C’est surtout cela qui frappe dans les récits de Milligan, ce portrait de la solitude du guerrier, qui s’épanouit dans la violence du combat mais dont la vie, les exploits, les pouvoirs, n’ont plus de sens en dehors de cellle-ci. S’accrochant à une illusion, ces héros vont alors trouver des justifications pour continuer le combat : la vengeance, l’honneur, etc. Mais tout ceci en pur perte, c’est la folie ou la solitude qui les attend au bout de leur voie.

Graphiquement, les traits réalistes de Tom Coocker (Chapitre 1 : Wolverine) et de Laurence Campbell (Chapitre 3 : Punisher) s’accordent parfaitement à la tragédie funeste qu’ils décrivent. À l’inverse, on peut être dans un premier temps surpris par les dessins très « cartoons / Manga », presque enfantins, de Goran Parlov (Chapitre 4 : Psylocke), mais le contraste entre leur naïveté apparente et la cruauté mélancolique du récit fait finalement mouche, et c’est le chapitre qui touche le plus, en métant à nu les contradictions d’une haine enfouit et mal dirigée.
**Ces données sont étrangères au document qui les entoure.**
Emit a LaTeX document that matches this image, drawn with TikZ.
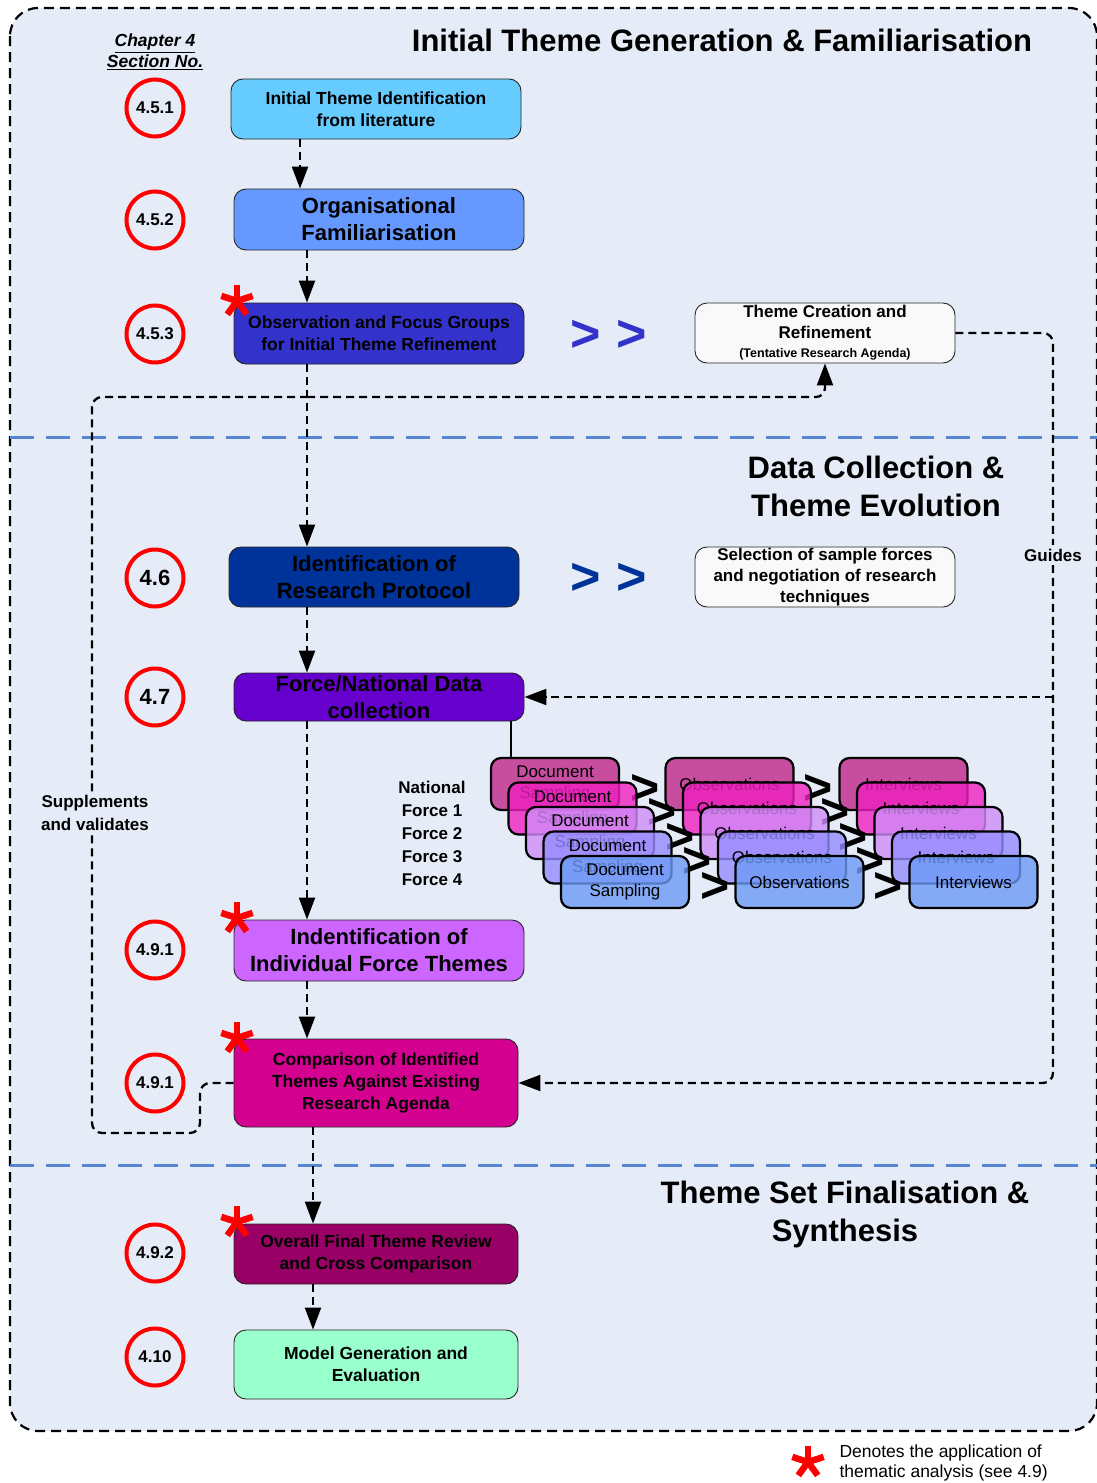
\documentclass[tikz,border=0pt]{standalone}
\usepackage{fontspec}
\setmainfont{Liberation Sans}
\usetikzlibrary{arrows.meta}

\newcommand\fsz[2]{\fontsize{#1}{#2}\selectfont}

\definecolor{bgblue}{HTML}{E6ECF7}
\definecolor{sepblue}{HTML}{5585CC}
\definecolor{sidefill}{HTML}{F9F9F9}
\definecolor{cA}{HTML}{66CCFF}
\definecolor{cB}{HTML}{6699FF}
\definecolor{cC}{HTML}{3333CC}
\definecolor{cD}{HTML}{003399}
\definecolor{cE}{HTML}{6600CC}
\definecolor{cF}{HTML}{CC66FF}
\definecolor{cG}{HTML}{D4008F}
\definecolor{cH}{HTML}{990066}
\definecolor{cI}{HTML}{99FFCC}
\definecolor{sA}{HTML}{C0268A}
\definecolor{sB}{HTML}{F020C0}
\definecolor{sC}{HTML}{D08CF8}
\definecolor{sD}{HTML}{948CFF}
\definecolor{sE}{HTML}{6C9AF6}

\tikzset{
  redast/.pic={\foreach \a in {90,18,162,234,306} \draw[red, line width=6.5pt] (0,0) -- (\a:16.5pt);},
}

\begin{document}
\begin{tikzpicture}[x=1pt,y=-1pt,
  stage/.style={draw=black!85, line width=0.9pt, rounded corners=12pt, align=center,
    inner sep=0pt, font=\bfseries\fsz{17.5}{22}, text=black},
  big/.style={font=\bfseries\fsz{22}{27}},
  side/.style={stage, fill=sidefill, font=\bfseries\fsz{17}{21}, minimum width=260pt, minimum height=60pt},
  secnum/.style={circle, draw=red, line width=4pt, minimum size=57pt, inner sep=0pt, font=\bfseries\fsz{17}{20}},
  link/.style={line width=2.3pt, dash pattern=on 8pt off 5pt},
  flow/.style={link, -{Triangle[length=22pt,width=16pt]}},
  stk/.style={draw=black, line width=2.2pt, rounded corners=10pt, fill opacity=0.8, text opacity=1,
    minimum width=128pt, minimum height=52pt, inner sep=0pt, align=center, font=\fsz{17}{21}},
  chev/.style={font=\bfseries\fsz{50}{50}, inner sep=0pt},
  bluechev/.style={font=\bfseries\fsz{52}{52}, inner sep=0pt},
  title/.style={font=\bfseries\fsz{31}{38}, align=center},
  lab/.style={font=\bfseries\fsz{17}{22.5}, align=center},
  phase/.style={sepblue, line width=3pt, dash pattern=on 24pt off 12pt},
]
\useasboundingbox (0,0) rectangle (1097,1483);
\fill[white] (0,0) rectangle (1097,1483);

% outer frame and phase separators
\draw[fill=bgblue, line width=2.2pt, dash pattern=on 10pt off 6pt, rounded corners=28pt] (10,8) rectangle (1097,1431);
\draw[phase] (10,437) -- (1097,437);
\draw[phase] (10,1165) -- (1097,1165);

% phase titles
\node[title] (t1title) at (722,40) {Initial Theme Generation \& Familiarisation};
\node[title] (t2title) at (876,486) {Data Collection \&\\Theme Evolution};
\node[title] (t3title) at (845,1214) {Theme Set Finalisation \&\\Synthesis};

\node[font=\bfseries\itshape\fsz{17.5}{21}, align=center] (chap) at (155,52) {\underline{Chapter 4}\\\underline{Section No.}};

% section numbers
\node[secnum] (n1) at (155,108) {4.5.1};
\node[secnum] (n2) at (155,220) {4.5.2};
\node[secnum] (n3) at (155,334) {4.5.3};
\node[secnum, font=\bfseries\fsz{22}{24}] (n4) at (155,578) {4.6};
\node[secnum, font=\bfseries\fsz{22}{24}] (n5) at (155,697) {4.7};
\node[secnum] (n6) at (155,950) {4.9.1};
\node[secnum] (n7) at (155,1083) {4.9.1};
\node[secnum] (n8) at (155,1253) {4.9.2};
\node[secnum] (n9) at (155,1357) {4.10};

% process stages
\node[stage, fill=cA, minimum width=290pt, minimum height=60pt] (b1) at (376,109) {Initial Theme Identification\\from literature};
\node[stage, big, fill=cB, minimum width=290pt, minimum height=61pt] (b2) at (379,219.5) {Organisational\\Familiarisation};
\node[stage, fill=cC, minimum width=290pt, minimum height=61pt] (b3) at (379,333.5) {Observation and Focus Groups\\for Initial Theme Refinement};
\node[stage, big, fill=cD, minimum width=290pt, minimum height=60pt] (b4) at (374,577) {Identification of\\Research Protocol};
\node[stage, big, fill=cE, minimum width=290pt, minimum height=48pt] (b5) at (379,697) {Force/National Data\\collection};
\node[stage, big, fill=cF, minimum width=290pt, minimum height=61pt] (b6) at (379,950.5) {Indentification of\\Individual Force Themes};
\node[stage, fill=cG, minimum width=284pt, minimum height=88pt] (b7) at (376,1083) {Comparison of Identified\\Themes Against Existing\\Research Agenda};
\node[stage, fill=cH, minimum width=284pt, minimum height=60pt] (b8) at (376,1254) {Overall Final Theme Review\\and Cross Comparison};
\node[stage, fill=cI, minimum width=284pt, minimum height=69pt] (b9) at (376,1364.5) {Model Generation and\\Evaluation};

% side notes
\node[side] (tc) at (825,333) {Theme Creation and\\Refinement\\[-2pt]{\fsz{12.5}{14}(Tentative Research Agenda)}};
\node[side] (sel) at (825,577) {Selection of sample forces\\and negotiation of research\\techniques};

\node[bluechev, text=cC] (ba1) at (586,336) {>};
\node[bluechev, text=cC] (ba2) at (632,336) {>};
\node[bluechev, text=cD] (bb1) at (586,579) {>};
\node[bluechev, text=cD] (bb2) at (632,579) {>};

% thematic analysis markers
\pic at (237,301) {redast};
\pic at (237,918) {redast};
\pic at (237,1038) {redast};
\pic at (237,1222) {redast};

% main flow
\draw[flow] ([xshift=-76pt]b1.south) -- ([xshift=-76pt]b1.south |- b2.north);
\draw[flow] ([xshift=-72pt]b2.south) -- ([xshift=-72pt]b2.south |- b3.north);
\draw[flow] ([xshift=-72pt]b3.south) -- ([xshift=-72pt]b3.south |- b4.north);
\draw[flow] ([xshift=-67pt]b4.south) -- ([xshift=-67pt]b4.south |- b5.north);
\draw[flow] ([xshift=-72pt]b5.south) -- ([xshift=-72pt]b5.south |- b6.north);
\draw[flow] ([xshift=-72pt]b6.south) -- ([xshift=-72pt]b6.south |- b7.north);
\draw[flow] ([xshift=-63pt]b7.south) -- ([xshift=-63pt]b7.south |- b8.north);
\draw[flow] ([xshift=-63pt]b8.south) -- ([xshift=-63pt]b8.south |- b9.north);

% feedback loops
\coordinate (j1) at (307,397);
\coordinate (s1) at (200,1133);
\coordinate (s2) at (92,1133);
\coordinate (s3) at (92,397);
\coordinate (g1) at (1053,697);
\coordinate (g2) at (1053,1083);
\draw[flow, rounded corners=9pt] (j1) -- (tc.south |- j1) -- (tc.south);
\draw[link, rounded corners=10pt] (b7.west) -| (s1) -- (s2) -- (s3) -- (j1);
\draw[flow, rounded corners=10pt] (tc.east) -| (g2) -- (b7.east);
\draw[flow] (g1) -- (b5.east);
\node[lab, fill=bgblue, inner sep=3pt] (sup) at (95,813) {Supplements\\and validates};
\node[lab, fill=bgblue, inner sep=4pt] (gd) at (1053,555) {Guides};

% per-force data collection
\node[lab, align=center, font=\bfseries\fsz{17}{23}] (forces) at (432,833.5) {National\\Force 1\\Force 2\\Force 3\\Force 4};

\foreach \i/\col in {0/sA,1/sB,2/sC,3/sD,4/sE} {
  \pgfmathsetmacro\dx{17.5*\i}
  \pgfmathsetmacro\dy{24.5*\i}
  \node[stk, fill=\col] (d\i) at ({555+\dx},{784+\dy}) {Document\\Sampling};
  \node[stk, fill=\col] (o\i) at ({729.5+\dx},{784+\dy}) {Observations};
  \node[stk, fill=\col] (v\i) at ({903.5+\dx},{784+\dy}) {Interviews};
  \node[chev] (ga\i) at ({645+\dx},{789+\dy}) {>};
  \node[chev] (gb\i) at ({818+\dx},{789+\dy}) {>};
}
\draw[line width=1.5pt] ([xshift=132pt]b5.south) -- ([xshift=132pt]b5.south |- d0.north);

% legend
\pic at (808,1462) {redast};
\node[anchor=west, align=left, font=\fsz{17.5}{20.5}] (leg) at (836,1463) {Denotes the application of\\thematic analysis (see 4.9)};
\end{tikzpicture}
\end{document}
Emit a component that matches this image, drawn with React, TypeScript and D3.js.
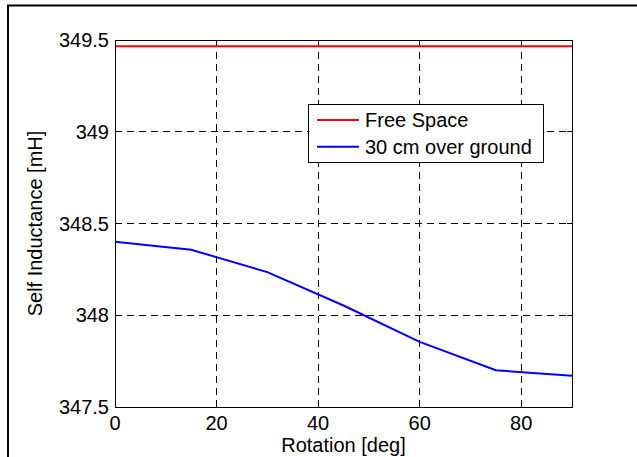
import React from "react";
import * as d3 from "d3";

const rotations = [0, 15, 30, 45, 60, 75, 90];
const freeSpace = [349.466, 349.466, 349.466, 349.466, 349.466, 349.466, 349.466];
const overGround = [348.4, 348.357, 348.235, 348.053, 347.855, 347.7, 347.67];
const xTicks = [0, 20, 40, 60, 80];
const yTicks = [347.5, 348, 348.5, 349, 349.5];
const seriesNames = ["Free Space", "30 cm over ground"];
const seriesColors = ["#ff0000", "#0000ff"];

const W = 637;
const H = 457;
const m = { left: 115, right: 572, top: 40, bottom: 407 };
const FONT = "'Liberation Sans', Arial, Helvetica, sans-serif";

export default function App() {
  const x = d3.scaleLinear().domain([0, 90]).range([m.left, m.right]);
  const y = d3.scaleLinear().domain([347.5, 349.5]).range([m.bottom, m.top]);
  const line = d3
    .line<number>()
    .x((_, i) => x(rotations[i]))
    .y((d) => y(d));
  const series = [freeSpace, overGround];
  const tick = 5;

  return (
    <svg
      width={W}
      height={H}
      style={{ position: "absolute", left: 0, top: 0, background: "#fff" }}
      fontFamily={FONT}
    >
      <rect x={0} y={0} width={W} height={H} fill="#fff" />
      <rect x={8} y={5.5} width={700} height={600} fill="none" stroke="#000" strokeWidth={2} />
      {/* grid */}
      {xTicks
        .filter((t) => t > 0 && t < 90)
        .map((t) => (
          <line
            key={"gx" + t}
            x1={x(t)}
            x2={x(t)}
            y1={m.top}
            y2={m.bottom}
            stroke="#000"
            strokeWidth={1}
            strokeDasharray="7,5"
            shapeRendering="crispEdges"
          />
        ))}
      {yTicks
        .filter((t) => t > 347.5 && t < 349.5)
        .map((t) => (
          <line
            key={"gy" + t}
            x1={m.left}
            x2={m.right}
            y1={y(t)}
            y2={y(t)}
            stroke="#000"
            strokeWidth={1}
            strokeDasharray="7,5"
            shapeRendering="crispEdges"
          />
        ))}
      {/* ticks */}
      {xTicks.map((t) => (
        <g key={"tx" + t}>
          <line x1={x(t)} x2={x(t)} y1={m.bottom} y2={m.bottom - tick} stroke="#000" shapeRendering="crispEdges" />
          <line x1={x(t)} x2={x(t)} y1={m.top} y2={m.top + tick} stroke="#000" shapeRendering="crispEdges" />
          <text x={x(t)} y={m.bottom + 23} textAnchor="middle" fontSize={20} fill="#000">
            {t}
          </text>
        </g>
      ))}
      {yTicks.map((t) => (
        <g key={"ty" + t}>
          <line x1={m.left} x2={m.left + tick} y1={y(t)} y2={y(t)} stroke="#000" shapeRendering="crispEdges" />
          <line x1={m.right} x2={m.right - tick} y1={y(t)} y2={y(t)} stroke="#000" shapeRendering="crispEdges" />
          <text x={m.left - 6} y={y(t) + 7} textAnchor="end" fontSize={20} fill="#000">
            {d3.format("")(t)}
          </text>
        </g>
      ))}
      {/* series */}
      {series.map((s, i) => (
        <path key={"s" + i} d={line(s) || ""} fill="none" stroke={seriesColors[i]} strokeWidth={2} />
      ))}
      {/* axes box */}
      <rect
        x={m.left}
        y={m.top}
        width={m.right - m.left}
        height={m.bottom - m.top}
        fill="none"
        stroke="#000"
        strokeWidth={1}
        shapeRendering="crispEdges"
      />
      {/* labels */}
      <text x={(m.left + m.right) / 2} y={452} textAnchor="middle" fontSize={20} fill="#000">
        Rotation [deg]
      </text>
      <text
        transform={`translate(${42},${(m.top + m.bottom) / 2}) rotate(-90)`}
        textAnchor="middle"
        fontSize={20}
        fill="#000"
      >
        Self Inductance [mH]
      </text>
      {/* legend */}
      <g>
        <rect
          x={308}
          y={104.5}
          width={235}
          height={58}
          fill="#fff"
          stroke="#000"
          strokeWidth={1}
          shapeRendering="crispEdges"
        />
        {seriesNames.map((n, i) => (
          <g key={"l" + i}>
            <line
              x1={317}
              x2={359}
              y1={120 + i * 26.7}
              y2={120 + i * 26.7}
              stroke={seriesColors[i]}
              strokeWidth={2}
            />
            <text x={365} y={127 + i * 26.7} fontSize={20} fill="#000">
              {n}
            </text>
          </g>
        ))}
      </g>
    </svg>
  );
}
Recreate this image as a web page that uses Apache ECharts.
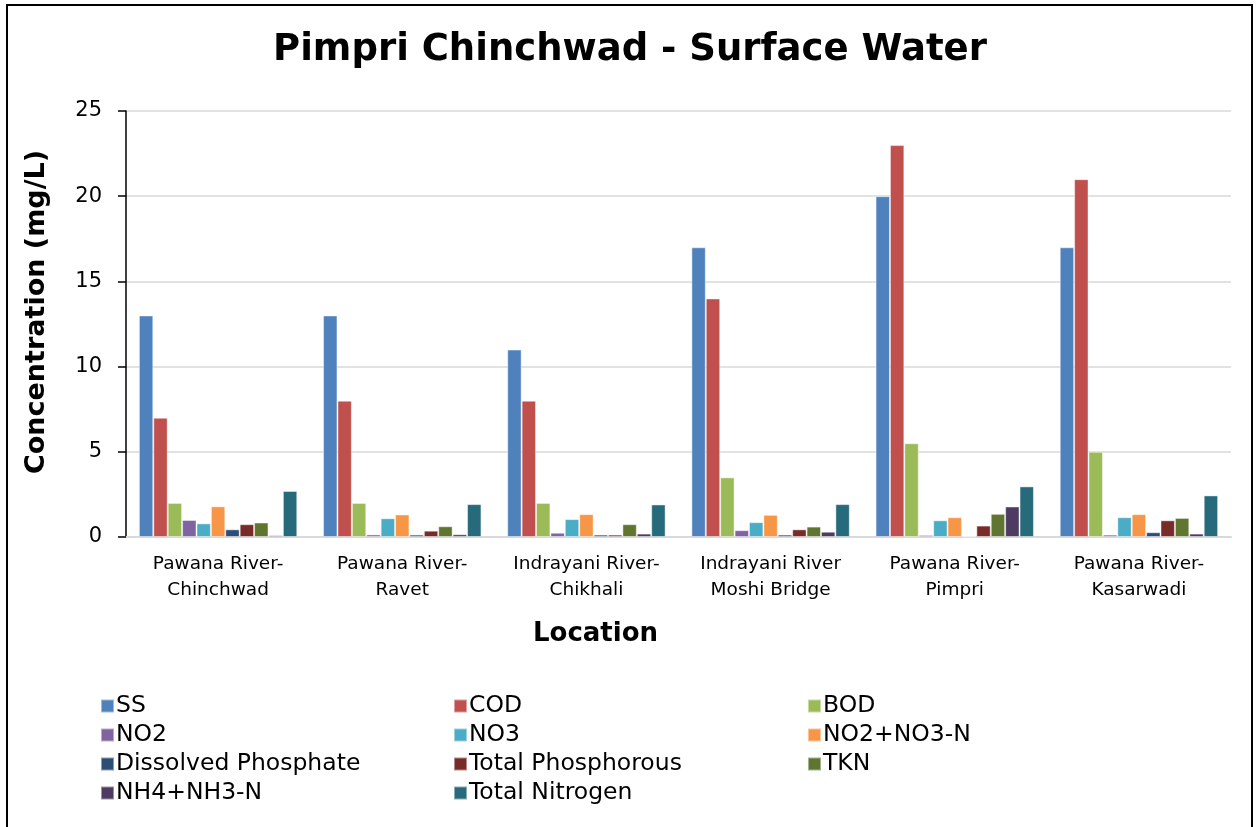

Arrivé au bout de l’ouvrage, on ne regrette que la rapidité de la lecture, tant l’exercice, réussi, aurait pu être plus amplement développé, et reste en l’état, plaisant, intéressant, mais quelque peu anecdotique. Il ne nous reste plus qu’à contempler les beaux « Bonus » de l’éditions « Marvel Graphic Novels » (mention spéciale pour la couverture variant de Guiseppe Camuncoli), en attendant un futur développement, car on sait que chez Marvel, un bon concept, s’il est lucratif, ne reste jamais sous-exploité.

Victor Lopez.

5 Ronin de Peter Milligan, Tomm Coker, Dalibor Talajic, Laurence Campbell, Goran Parlov et Leandro Fernandez, édité par Panini Comics. Paru le 04/04/2012.

Disponible dans la collection 100% Marvel avec 5 variant covers et en édition Deluxe en Marvel Graphic Novel cartonnée avec des bonus.